You may have seen a few weeks ago that the New York Times put out a job advert for three social media producers to tasked with enhancing the presence of The Times on social channels and creating new ways to engage readers more deeply with our journalism, both on and on social platforms.’

What is interesting, aside from the fact that NYT are hiring for three producers at a time when jobs in journalism are scarce, is the key responsibilities in the advert. Because the first two jobs on the list are not what you might expect: to ‘disseminate knowledge of social media best practices and tools throughout the newsroom’ and to ‘advocate for use of social media and user-generated content on’.

Only then, bullet point three, does it state that part of the role is to help maintain the day-to-day functions of The Times’s social media operation which many may have thought would be the main part of the job, especially with a job title including the word ‘producer’. A remit to ‘develop creative new ways to involve our readers in our journalism’ makes up the responsibilities on the ad.

It somewhat shocked me that there was a strong educatory element to this role and, at the same time, it didn’t. It shocked me because this is the New York Times and they are one of the forerunners in presenting a coherent and cohesive social media output, which was until recently headed up by the excellent Liz Heron before she moved to the Wall St Journal. Several of their journalists have serious klout on Twitter and use Facebook in a way that other organisations only dream of. And yet it, obviously there are journalists at the New York Times who still need help with social media and its potentially valuable role in the coverage of a news event. I say it didn’t shock me because that’s the case sometimes at The Times and, I imagine, every media organisation that has witnessed the recent shift in the way social media allows information to be gathered and content disseminated.
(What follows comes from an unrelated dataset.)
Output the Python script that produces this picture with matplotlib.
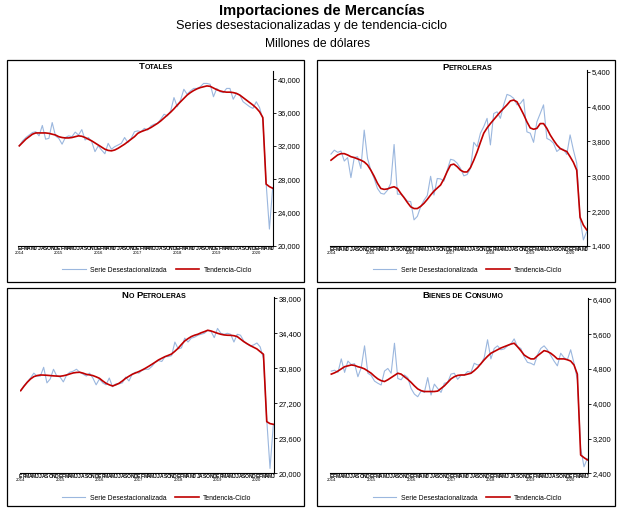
import matplotlib
matplotlib.use('Agg')
import matplotlib.pyplot as plt
from matplotlib.offsetbox import TextArea, HPacker, AnchoredOffsetbox
from matplotlib.patches import Rectangle
from matplotlib.ticker import FuncFormatter
from matplotlib.lines import Line2D

plt.rcParams['font.family'] = ['Liberation Sans', 'DejaVu Sans']

# ---------------- DATA (Jan 2014 - Jun 2020, monthly) ----------------
month_letters = ['E', 'F', 'M', 'A', 'M', 'J', 'J', 'A', 'S', 'O', 'N', 'D']
years = ['2014', '2015', '2016', '2017', '2018', '2019', '2020']
n_months = 78

totales_serie = [
    32000, 32600, 33000, 33300, 33600, 33700, 33200, 34450, 32800, 32900, 34800, 33200,
    32900, 32200, 33000, 33200, 33100, 33650, 33300, 33950, 32700, 33000, 32500, 31300,
    32000, 31500, 31050, 32300, 31600, 31900, 32100, 32300, 33000, 32400, 32900, 33700,
    33800, 33700, 34100, 33900, 34400, 34600, 34700, 35200, 35800, 35600, 36200, 37800,
    36700, 37500, 38800, 38200, 38600, 38900, 38900, 39100, 39500, 39500, 39400, 37900,
    38900, 38500, 38400, 38900, 38900, 37600, 38300, 38100, 37300, 37000, 36700, 36500,
    37300, 36600, 35200, 27500, 22000, 27000]
totales_tend = [
    32000, 32400, 32800, 33100, 33400, 33550, 33550, 33550, 33550, 33500, 33400, 33300,
    33100, 33000, 32950, 32950, 33000, 33100, 33200, 33150, 33000, 32800, 32600, 32350,
    32100, 31850, 31600, 31450, 31400, 31500, 31700, 31950, 32200, 32500, 32800, 33100,
    33500, 33700, 33850, 34000, 34200, 34450, 34700, 35000, 35350, 35700, 36050, 36450,
    36900, 37300, 37700, 38100, 38400, 38650, 38850, 39000, 39100, 39200, 39150, 38950,
    38750, 38600, 38500, 38450, 38450, 38400, 38300, 38100, 37800, 37500, 37200, 36900,
    36550, 36100, 35400, 27400, 27100, 26900]

petro_serie = [
    3510, 3600, 3550, 3580, 3350, 3430, 2970, 3430, 3450, 3180, 4060, 3410,
    3140, 2950, 2720, 2610, 2590, 2680, 2840, 3730, 2590, 2590, 2520, 2430,
    2420, 2000, 2080, 2300, 2450, 2560, 3000, 2570, 2950, 2940, 2890, 3140,
    3390, 3370, 3300, 3180, 3010, 3040, 3180, 3780, 3680, 3990, 4140, 4330,
    3720, 4440, 4480, 4330, 4640, 4880, 4850, 4790, 4640, 4670, 4770, 4020,
    3990, 3780, 4250, 4440, 4640, 3870, 3830, 3760, 3570, 3630, 3620, 3500,
    3950, 3600, 3300, 2030, 1540, 1730]
petro_tend = [
    3370, 3430, 3490, 3520, 3520, 3490, 3450, 3430, 3400, 3370, 3330, 3260,
    3140, 3000, 2840, 2720, 2700, 2710, 2740, 2760, 2720, 2610, 2510, 2400,
    2300, 2260, 2260, 2310, 2380, 2470, 2570, 2660, 2730, 2800, 2940, 3110,
    3260, 3280, 3220, 3140, 3100, 3100, 3200, 3370, 3560, 3780, 3990, 4110,
    4210, 4300, 4390, 4480, 4560, 4640, 4730, 4750, 4710, 4570, 4420, 4250,
    4110, 4080, 4100, 4210, 4210, 4100, 3950, 3830, 3720, 3640, 3600, 3570,
    3450, 3320, 3140, 2060, 1880, 1770]

nopetro_serie = [
    28500, 29000, 29400, 29800, 30300, 30000, 30000, 30900, 29300, 29700, 30700, 30000,
    29900, 29400, 30100, 30400, 30500, 30700, 30400, 30200, 30000, 30300, 29800, 29100,
    29700, 29300, 29100, 29800, 28900, 29200, 29200, 29300, 29900, 29500, 30200, 30400,
    30300, 30600, 30700, 30700, 31000, 31400, 31600, 31500, 32000, 32000, 32100, 33500,
    32800, 32900, 33900, 33500, 33900, 34000, 34200, 34300, 34400, 34700, 34600, 33950,
    34900, 34400, 34300, 34400, 34300, 33500, 34300, 34200, 33600, 33300, 33100, 33200,
    33400, 33000, 31800, 25500, 20500, 25000]
nopetro_tend = [
    28500, 28950, 29360, 29700, 29940, 30050, 30110, 30100, 30080, 30050, 30020, 30000,
    29980, 30030, 30110, 30220, 30320, 30370, 30390, 30300, 30180, 30120, 30050, 29920,
    29770, 29500, 29260, 29100, 28980, 29100, 29260, 29500, 29770, 29980, 30180, 30320,
    30460, 30620, 30800, 31000, 31210, 31430, 31660, 31830, 32000, 32130, 32270, 32550,
    32860, 33250, 33610, 33850, 34060, 34200, 34300, 34450, 34570, 34710, 34640, 34520,
    34400, 34300, 34230, 34200, 34190, 34150, 34060, 33800, 33540, 33330, 33130, 32960,
    32790, 32510, 32240, 25310, 25110, 25040]

consumo_serie = [
    4750, 4770, 4720, 5030, 4720, 4980, 4900, 4920, 4620, 4830, 5330, 4700,
    4650, 4520, 4470, 4430, 4750, 4810, 4700, 5390, 4580, 4550, 4660, 4600,
    4350, 4220, 4160, 4290, 4260, 4600, 4200, 4450, 4350, 4260, 4470, 4490,
    4680, 4700, 4560, 4650, 4660, 4740, 4720, 4930, 4890, 4910, 5060, 5470,
    5030, 5270, 5330, 5240, 5260, 5330, 5370, 5490, 5310, 5270, 5080, 4950,
    4930, 4890, 5120, 5270, 5330, 5240, 5110, 4980, 4870, 5160, 5060, 5010,
    5240, 4930, 4550, 2980, 2550, 2740]
consumo_tend = [
    4680, 4710, 4750, 4800, 4850, 4870, 4890, 4880, 4850, 4830, 4800, 4750,
    4700, 4630, 4570, 4530, 4510, 4550, 4600, 4650, 4700, 4680, 4620, 4560,
    4490, 4410, 4340, 4300, 4280, 4280, 4280, 4280, 4290, 4350, 4410, 4490,
    4570, 4620, 4650, 4660, 4660, 4680, 4700, 4760, 4830, 4920, 5010, 5090,
    5160, 5200, 5240, 5280, 5310, 5340, 5370, 5390, 5310, 5220, 5120, 5070,
    5030, 5030, 5100, 5160, 5220, 5200, 5160, 5100, 5030, 5030, 5030, 5010,
    4980, 4890, 4680, 2820, 2760, 2710]

totales_ticks = [20000, 24000, 28000, 32000, 36000, 40000]
petro_ticks = [1400, 2200, 3000, 3800, 4600, 5400]
nopetro_ticks = [20000, 23600, 27200, 30800, 34400, 38000]
consumo_ticks = [2400, 3200, 4000, 4800, 5600, 6400]

legend_labels = ['Serie Desestacionalizada', 'Tendencia-Ciclo']

# ---------------- STYLE / LAYOUT ----------------
W, H = 623, 511
BLUE = '#9BB7DE'
RED = '#C00000'

fig = plt.figure(figsize=(W / 100, H / 100), dpi=100)


def fx(px):
    return px / W


def fy(py):
    return 1 - py / H


# titles
fig.text(fx(321.5), fy(14.5), 'Importaciones de Mercancías', ha='center', va='baseline',
         fontsize=10.5, fontweight='bold')
fig.text(fx(311.5), fy(29.5), 'Series desestacionalizadas y de tendencia-ciclo', ha='center',
         va='baseline', fontsize=9.2)
fig.text(fx(317.5), fy(47.3), 'Millones de dólares', ha='center', va='baseline', fontsize=8.7)


def smallcaps(parts, cx, cy):
    boxes = [TextArea(t, textprops=dict(fontsize=s, fontweight='bold', color='black'))
             for t, s in parts]
    pack = HPacker(children=boxes, align='baseline', pad=0, sep=0)
    ab = AnchoredOffsetbox(loc='center', child=pack, frameon=False,
                           bbox_to_anchor=(fx(cx), fy(cy)), bbox_transform=fig.transFigure,
                           pad=0, borderpad=0)
    fig.add_artist(ab)


BIG, SMALL = 6.8, 5.1

panels = [
    dict(box=(7, 60, 304, 282), ax=(18.3, 273.2, 70.7, 245.7), ylim=(20000, 41030),
         serie=totales_serie, tend=totales_tend, ticks=totales_ticks,
         title=[('T', BIG), ('OTALES', SMALL)], tpos=(155.8, 66.7), leg=(157, 270)),
    dict(box=(317, 60, 615, 282), ax=(330.0, 587.2, 70.0, 246.0), ylim=(1400, 5440),
         serie=petro_serie, tend=petro_tend, ticks=petro_ticks,
         title=[('P', BIG), ('ETROLERAS', SMALL)], tpos=(467.5, 67.3), leg=(467.5, 270)),
    dict(box=(7, 288, 304, 506), ax=(19.7, 273.8, 297.3, 473.3), ylim=(20000, 38100),
         serie=nopetro_serie, tend=nopetro_tend, ticks=nopetro_ticks,
         title=[('N', BIG), ('O ', SMALL), ('P', BIG), ('ETROLERAS', SMALL)], tpos=(154, 295),
         leg=(156.5, 498.3)),
    dict(box=(317, 288, 615, 506), ax=(330.3, 587.8, 298.3, 473.3), ylim=(2400, 6423),
         serie=consumo_serie, tend=consumo_tend, ticks=consumo_ticks,
         title=[('B', BIG), ('IENES DE ', SMALL), ('C', BIG), ('ONSUMO', SMALL)], tpos=(463, 295),
         leg=(467.5, 498.3)),
]

x = list(range(n_months))
mlabels = [month_letters[i % 12] for i in x]

for p in panels:
    bx0, by0, bx1, by1 = p['box']
    fig.patches.append(Rectangle((fx(bx0), fy(by1)), (bx1 - bx0) / W, (by1 - by0) / H,
                                 transform=fig.transFigure, fill=False, edgecolor='black',
                                 linewidth=0.9, zorder=0))
    l, r, t, b = p['ax']
    ax = fig.add_axes([fx(l), fy(b), (r - l) / W, (b - t) / H])
    ax.patch.set_alpha(0)
    ax.plot(x, p['serie'], color=BLUE, lw=0.8)
    ax.plot(x, p['tend'], color=RED, lw=1.2)
    ax.set_xlim(-0.3, 77.15)
    ax.set_ylim(*p['ylim'])
    for s in ['left', 'top']:
        ax.spines[s].set_visible(False)
    ax.spines['right'].set_linewidth(0.8)
    ax.spines['bottom'].set_linewidth(0.8)
    ax.yaxis.tick_right()
    ax.set_yticks(p['ticks'])
    ax.yaxis.set_major_formatter(FuncFormatter(lambda v, pos: f'{v:,.0f}'))
    ax.tick_params(axis='y', direction='out', length=1.8, width=0.6, pad=1.5, labelsize=5.4)
    ax.set_xticks(x)
    ax.set_xticklabels(mlabels, fontweight='bold')
    ax.tick_params(axis='x', length=0, pad=0.4, labelsize=3.6)
    for i, yr in enumerate(years):
        ax.annotate(yr, xy=(i * 12, 0), xycoords=('data', 'axes fraction'),
                    xytext=(0, -5.0), textcoords='offset points', ha='center', va='center',
                    fontsize=3.1)
    smallcaps(p['title'], *p['tpos'])
    fig.legend([Line2D([], [], color=BLUE, lw=0.8), Line2D([], [], color=RED, lw=1.2)],
               legend_labels, loc='center', bbox_to_anchor=(fx(p['leg'][0]), fy(p['leg'][1])),
               bbox_transform=fig.transFigure, ncol=2, frameon=False, fontsize=4.9,
               handlelength=3.5, handletextpad=0.6, columnspacing=1.3, borderpad=0,
               borderaxespad=0)

fig.savefig('out.png', dpi=100)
So even now, even at the NYT, it’s not enough to just know about social media, the tricks of when to tweet and the tools to make it easier to post to Facebook. Nowadays you have to be able to teach too, to justify the tools you are advocating and explain when might be best to use this app or that site. And if you really want that journalist to use social going forward, you need to apply it to that person’s day-to-day schedule and subject area in a way that makes them say ‘Ok, I understand and I can see how it would help’. (NB By ‘teach’ I mean in the way we are taught to ride a bike (by doing it, being told by someone we trust), not in the academic sense (in theoretical terms, by a tutor).

So, as well as the knowledge of platforms, Sasha Koren (deputy editor of Interactive News, to whom all job applications go to) will be looking for a person who can go into a mature newsroom, be capable and feel comfortable of explaining something that comes very easy to them in a way that is accessible to journalists more experienced than them. That sounds easy but, having experienced it myself, it’s not always (although it is incredibly rewarding when it comes off).

So, if you think you’d like to work in social media, think as much about how you explain, not just what you explain. Judging by the NYT job ad, newsroom educator is a role journalists with a knowledge of social media will increasingly be asked to fulfil.